I know that some languages like APL have a dedicated NAND operator, but I'm thinking about languages like C, C++, Java, Rust, Go, Swift, Kotlin, even instruction sets, etc. since these are the languages which actually implement golfing languages.
As far as I know, modern processors are made up of NAND gates, since any logic gate can be implemented as a combination of NAND gates. For example, processors compose NAND gates like this to create these operators:
A AND B == ( A NAND B ) NAND ( A NAND B ) A OR B == ( A NAND A ) NAND ( B NAND B ) NOT A == ( A NAND A ) So, it just makes sense to me that it would be really efficient for a program to say "Hey, I have a NAND operation for you; please pass it through only one gate and store the result in a register." However, as far as I'm aware, no such operator exists in actual compiled languages.

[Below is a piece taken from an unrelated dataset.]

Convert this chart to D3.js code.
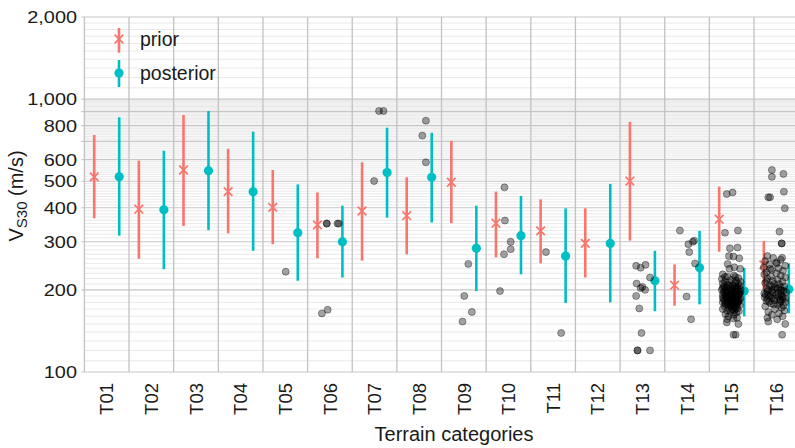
<!DOCTYPE html>
<html><head><meta charset="utf-8">
<script src="https://cdn.jsdelivr.net/npm/d3@7"></script>
<style>
html,body{margin:0;padding:0;background:#fff;}
svg{display:block;font-family:"Liberation Sans",Arial,Helvetica,sans-serif;}
</style></head>
<body>
<svg id="chart" width="795" height="448"></svg>
<script>
// ---------- data ----------
const categories = ["T01","T02","T03","T04","T05","T06","T07","T08","T09","T10","T11","T12","T13","T14","T15","T16"];
const priorMedian = [519, 395, 550, 458, 401, 346, 389, 374, 496, 351, 329, 296, 501, 208, 363, 247];
const priorLow    = [366, 260, 343, 322, 294, 261, 256, 270, 351, 263, 250, 222, 303, 175, 276, 200];
const priorHigh   = [739, 595, 875, 657, 550, 455, 587, 517, 704, 458, 429, 398, 825, 248, 478, 302];
const postMedian  = [519, 393, 547, 458, 324, 300, 538, 517, 284, 316, 266, 296, 216, 241, 198, 201];
const postLow     = [316, 238, 331, 278, 216, 222, 368, 353, 198, 228, 179, 180, 167, 177, 160, 164];
const postHigh    = [858, 647, 905, 760, 487, 407, 786, 753, 407, 442, 398, 489, 278, 329, 241, 250];
const yTickLabels = [100, 200, 300, 400, 500, 600, 800, 1000, 2000];
const legendLabels = ["prior", "posterior"];
// observations: [category, Vs30 (m/s), jitter within category]
const observations = [
 ["T05",233,0.01],
 ["T06",350,-0.07],["T06",350,-0.07],["T06",350,0.17],["T06",350,0.2],["T06",164,-0.18],["T06",169,-0.05],
 ["T07",905,0.10],["T07",905,0.20],["T07",501,-0.01],
 ["T08",834,0.15],["T08",735,0.07],["T08",587,0.15],
 ["T09",249,0.10],["T09",190,0.01],["T09",166,0.18],["T09",153,-0.03],
 ["T10",475,-0.09],["T10",359,-0.08],["T10",300,0.05],["T10",282,0.05],["T10",270,-0.10],["T10",198,-0.19],
 ["T11",275,-0.16],["T11",139,0.18],
 ["T13",245,-0.14],["T13",241,-0.04],["T13",247,0.07],["T13",222,0.17],["T13",211,-0.13],["T13",203,-0.04],
 ["T13",205,0.0],["T13",200,0.06],["T13",190,-0.14],["T13",171,-0.07],["T13",139,-0.02],["T13",120,-0.11],
 ["T13",120,-0.11],["T13",120,0.17],
 ["T14",330,-0.16],["T14",303,0.16],["T14",294,0.03],["T14",300,0.13],["T14",275,0.05],["T14",250,0.18],
 ["T14",189,-0.01],["T14",156,0.09],
 ["T15",449,-0.11],["T15",455,0.02],["T15",324,-0.15],["T15",330,0.14],["T15",284,-0.04],["T15",286,0.13],
 ["T15",266,-0.06],["T15",265,0.04],["T15",261,0.17],["T15",249,-0.09],["T15",242,0.06],["T15",239,-0.05],
 ["T15",239,0.19],["T15",223,-0.15],["T15",223,0.08],["T15",152,-0.11],["T15",150,0.15],["T15",137,0.04],["T15",137,0.09],
 ["T15",228,-0.2],["T15",226,0.05],["T15",224,-0.1],["T15",221,0.15],["T15",219,-0.22],["T15",218,0.0],["T15",216,0.1],
 ["T15",215,-0.15],["T15",214,0.2],["T15",213,-0.05],["T15",212,0.08],["T15",211,-0.2],["T15",210,0.15],["T15",209,-0.1],
 ["T15",208,0.02],["T15",207,0.18],["T15",206,-0.18],["T15",205,-0.03],["T15",204,0.1],["T15",203,-0.12],["T15",202,0.05],
 ["T15",201,0.2],["T15",200,-0.22],["T15",199,-0.06],["T15",198,0.12],["T15",197,-0.15],["T15",196,0.03],["T15",195,0.17],
 ["T15",194,-0.09],["T15",193,0.08],["T15",192,-0.2],["T15",191,0.0],["T15",190,0.14],["T15",189,-0.13],["T15",188,0.06],
 ["T15",187,-0.04],["T15",186,0.19],["T15",185,-0.18],["T15",184,0.1],["T15",183,-0.08],["T15",182,0.02],["T15",181,0.15],
 ["T15",180,-0.2],["T15",179,-0.02],["T15",178,0.09],["T15",177,-0.12],["T15",176,0.18],["T15",175,0.0],["T15",174,-0.16],
 ["T15",173,0.07],["T15",172,-0.06],["T15",171,0.13],["T15",170,-0.2],["T15",169,0.03],["T15",168,-0.1],["T15",167,0.16],
 ["T15",166,-0.03],["T15",165,0.1],["T15",163,-0.14],["T15",162,0.05],["T15",160,-0.07],["T15",158,0.12],["T15",156,-0.1],
 ["T15",157,0.04],["T15",205,0.12],["T15",200,0.08],["T15",195,-0.1],["T15",190,-0.05],["T15",185,0.04],["T15",180,0.11],
 ["T15",197,0.2],["T15",192,0.16],["T15",187,-0.2],["T15",183,0.17],["T15",203,-0.2],["T15",178,-0.14],
 ["T15",208,-0.08],["T15",206,0.06],["T15",204,-0.16],["T15",202,0.14],["T15",200,0.0],["T15",199,-0.12],["T15",198,0.04],
 ["T15",196,-0.18],["T15",195,0.1],["T15",194,-0.02],["T15",193,0.18],["T15",191,-0.14],["T15",190,0.06],["T15",189,-0.06],
 ["T15",188,0.12],["T15",187,0.0],["T15",186,-0.12],["T15",185,0.16],["T15",184,-0.04],["T15",183,0.06],["T15",182,-0.16],
 ["T15",181,-0.01],["T15",180,0.14],["T15",179,-0.09],["T15",178,0.03],["T15",177,0.12],["T15",176,-0.06],["T15",175,0.08],
 ["T15",174,-0.02],["T15",172,0.1],["T15",170,0.0],["T15",168,0.06],
 ["T16",550,-0.10],["T16",532,0.16],["T16",519,-0.10],["T16",437,-0.18],["T16",437,-0.14],["T16",458,0.17],["T16",398,0.19],
 ["T16",327,0.07],["T16",296,0.12],["T16",296,0.12],["T16",262,0.13],["T16",262,-0.07],["T16",250,0.01],["T16",239,-0.14],
 ["T16",153,-0.18],["T16",137,0.13],["T16",150,0.2],
 ["T16",266,-0.2],["T16",258,0.1],["T16",255,-0.25],["T16",252,0.0],["T16",248,-0.15],["T16",245,0.2],["T16",242,-0.28],
 ["T16",240,0.05],["T16",237,-0.1],["T16",235,0.15],["T16",232,-0.22],["T16",230,0.0],["T16",228,-0.27],["T16",226,0.1],
 ["T16",224,-0.12],["T16",222,0.2],["T16",220,-0.2],["T16",218,0.03],["T16",216,-0.08],["T16",214,0.14],["T16",212,-0.25],
 ["T16",210,0.06],["T16",208,-0.15],["T16",206,0.18],["T16",204,-0.02],["T16",202,-0.22],["T16",200,0.1],["T16",198,-0.1],
 ["T16",196,0.22],["T16",194,-0.27],["T16",192,0.0],["T16",190,-0.14],["T16",188,0.15],["T16",186,-0.05],["T16",184,0.08],
 ["T16",182,-0.22],["T16",180,0.2],["T16",178,-0.12],["T16",176,0.04],["T16",174,-0.25],["T16",172,0.12],["T16",170,-0.03],
 ["T16",168,0.18],["T16",166,-0.18],["T16",164,0.06],["T16",162,-0.1],["T16",160,0.14],["T16",158,-0.2],["T16",156,0.02],
 ["T16",205,0.1],["T16",200,-0.18],["T16",195,0.05],["T16",190,0.12],["T16",185,-0.2],["T16",210,-0.05],["T16",215,-0.22],
 ["T16",198,0.17],["T16",188,-0.26],["T16",182,0.1],
 ["T16",206,-0.1],["T16",203,0.04],["T16",201,-0.06],["T16",199,0.12],["T16",197,-0.2],["T16",195,-0.08],["T16",193,0.1],
 ["T16",191,-0.18],["T16",189,0.04],["T16",187,-0.1],["T16",185,0.14],["T16",183,-0.04],["T16",181,-0.16],["T16",179,0.08],
 ["T16",177,-0.06],["T16",175,0.16],["T16",192,-0.24],["T16",186,0.2]
];

// ---------- layout ----------
const svg = d3.select("#chart");
const plotLeft = 84.4, bandW = 44.64, plotTop = 17, plotBottom = 372;
const x = d3.scaleBand().domain(categories).range([plotLeft, plotLeft + bandW * categories.length]).padding(0);
const y = d3.scaleLog().domain([100, 2000]).range([plotBottom, plotTop]);
const prColor = "#F8766D", poColor = "#00BFC4";
const dodge = 0.28;

// grid
const minor = [];
for (let v = 110; v < 1000; v += 10) if (v % 100 !== 0) minor.push(v);
for (let v = 1100; v < 2000; v += 100) minor.push(v);
const major = [];
for (let v = 100; v <= 1000; v += 100) major.push(v);
major.push(2000);
const g = svg.append("g");
g.selectAll("line.minor").data(minor).join("line").attr("class", "minor")
  .attr("x1", plotLeft).attr("x2", 795).attr("y1", d => y(d)).attr("y2", d => y(d))
  .attr("stroke", "#e3e3e3").attr("stroke-width", 0.8);
g.selectAll("line.major").data(major).join("line").attr("class", "major")
  .attr("x1", plotLeft - 3).attr("x2", 795).attr("y1", d => y(d)).attr("y2", d => y(d))
  .attr("stroke", "#c6c6c6").attr("stroke-width", 1.1);
g.selectAll("line.vert").data(categories).join("line").attr("class", "vert")
  .attr("x1", d => x(d)).attr("x2", d => x(d)).attr("y1", plotTop).attr("y2", plotBottom)
  .attr("stroke", "#c2c2c2").attr("stroke-width", 1.3);

// y tick labels
svg.append("g").selectAll("text").data(yTickLabels).join("text")
  .attr("transform", d => `translate(77,${y(d)}) scale(1.17,1)`)
  .attr("text-anchor", "end").attr("dy", "0.36em")
  .attr("font-size", 17).attr("fill", "#1a1a1a")
  .text(d => d3.format(",")(d));

// x tick labels
svg.append("g").selectAll("text").data(categories).join("text")
  .attr("transform", d => `translate(${x(d) + x.bandwidth() / 2},383) rotate(-90)`)
  .attr("text-anchor", "end").attr("dy", "0.36em")
  .attr("font-size", 18.5).attr("fill", "#1a1a1a")
  .text(d => d);

// axis titles
svg.append("text").attr("x", 454).attr("y", 441).attr("text-anchor", "middle")
  .attr("font-size", 20).attr("fill", "#1a1a1a").text("Terrain categories");
const yt = svg.append("text").attr("transform", "translate(23,196) rotate(-90)")
  .attr("text-anchor", "middle").attr("font-size", 20).attr("fill", "#1a1a1a");
yt.append("tspan").text("V");
yt.append("tspan").attr("font-size", 15).attr("dy", 4).text("S30");
yt.append("tspan").attr("dy", -4).text(" (m/s)");

// error bars
const cx = (c, side) => x(c) + x.bandwidth() / 2 + side * dodge * x.bandwidth();
const bars = svg.append("g");
function drawSeries(med, lo, hi, color, side, shape) {
  const gg = bars.append("g");
  gg.selectAll("line").data(categories).join("line")
    .attr("x1", (c) => cx(c, side)).attr("x2", (c) => cx(c, side))
    .attr("y1", (c, i) => y(lo[i])).attr("y2", (c, i) => y(hi[i]))
    .attr("stroke", color).attr("stroke-width", 2.6);
  if (shape === "x") {
    const s = 4.3;
    gg.selectAll("path").data(categories).join("path")
      .attr("d", (c, i) => { const px = cx(c, side), py = y(med[i]);
        return `M${px - s},${py - s}L${px + s},${py + s}M${px - s},${py + s}L${px + s},${py - s}`; })
      .attr("stroke", color).attr("stroke-width", 1.7).attr("fill", "none");
  } else {
    gg.selectAll("circle").data(categories).join("circle")
      .attr("cx", c => cx(c, side)).attr("cy", (c, i) => y(med[i])).attr("r", 4.6)
      .attr("fill", color);
  }
}
drawSeries(priorMedian, priorLow, priorHigh, prColor, -1, "x");
drawSeries(postMedian, postLow, postHigh, poColor, 1, "o");

// observations
svg.append("g").selectAll("circle").data(observations).join("circle")
  .attr("cx", d => x(d[0]) + x.bandwidth() / 2 + d[2] * x.bandwidth())
  .attr("cy", d => y(d[1])).attr("r", 3.5)
  .attr("fill", "#000").attr("fill-opacity", 0.36)
  .attr("stroke", "#000").attr("stroke-opacity", 0.4).attr("stroke-width", 0.9);

// legend
const lg = svg.append("g");
const ly = [39, 73];
lg.append("line").attr("x1", 119).attr("x2", 119).attr("y1", 28).attr("y2", 52.7)
  .attr("stroke", prColor).attr("stroke-width", 2.6);
lg.append("path").attr("d", "M114.7,34.7L123.3,43.3M114.7,43.3L123.3,34.7").attr("stroke", prColor).attr("stroke-width", 1.7);
lg.append("line").attr("x1", 119).attr("x2", 119).attr("y1", 60).attr("y2", 87)
  .attr("stroke", poColor).attr("stroke-width", 2.6);
lg.append("circle").attr("cx", 119).attr("cy", 73).attr("r", 4.6).attr("fill", poColor);
lg.selectAll("text").data(legendLabels).join("text")
  .attr("x", 140).attr("y", (d, i) => ly[i]).attr("dy", "0.36em")
  .attr("font-size", 19.5).attr("fill", "#1a1a1a").text(d => d);
</script>
</body></html>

I've seen arguments saying that these languages don't contain a dedicated NAND operator since C = A NAND B can be expressed as these:
C = NOT ( A AND B ) C = ( NOT A ) OR ( NOT B ) The problem I see is that, since each of these operators is implemented in the processor as a combination of NANDs, then expressing NAND as these compositions might have them be executed as this:
; C = NOT ( A AND B ) X = A NAND B X = X NAND X C = X NAND X ; alternatively: C = ( ( A NAND B ) NAND ( A NAND B ) ) NAND ( ( A NAND B ) NAND ( A NAND B ) ) ; C = ( NOT A ) OR ( NOT B ) X = A NAND A Y = B NAND B C = ( X NAND X ) NAND ( Y NAND Y ) ; alternatively: C = ( ( A NAND A ) NAND ( A NAND A ) ) NAND ( ( B NAND B ) NAND ( B NAND B ) ) This seems silly and inefficient to me! Just look at the first line of the implementation of C = NOT ( A AND B ): it gives us the result right away! But we toss it back and forth a few times after that anyway to return to the result we started with.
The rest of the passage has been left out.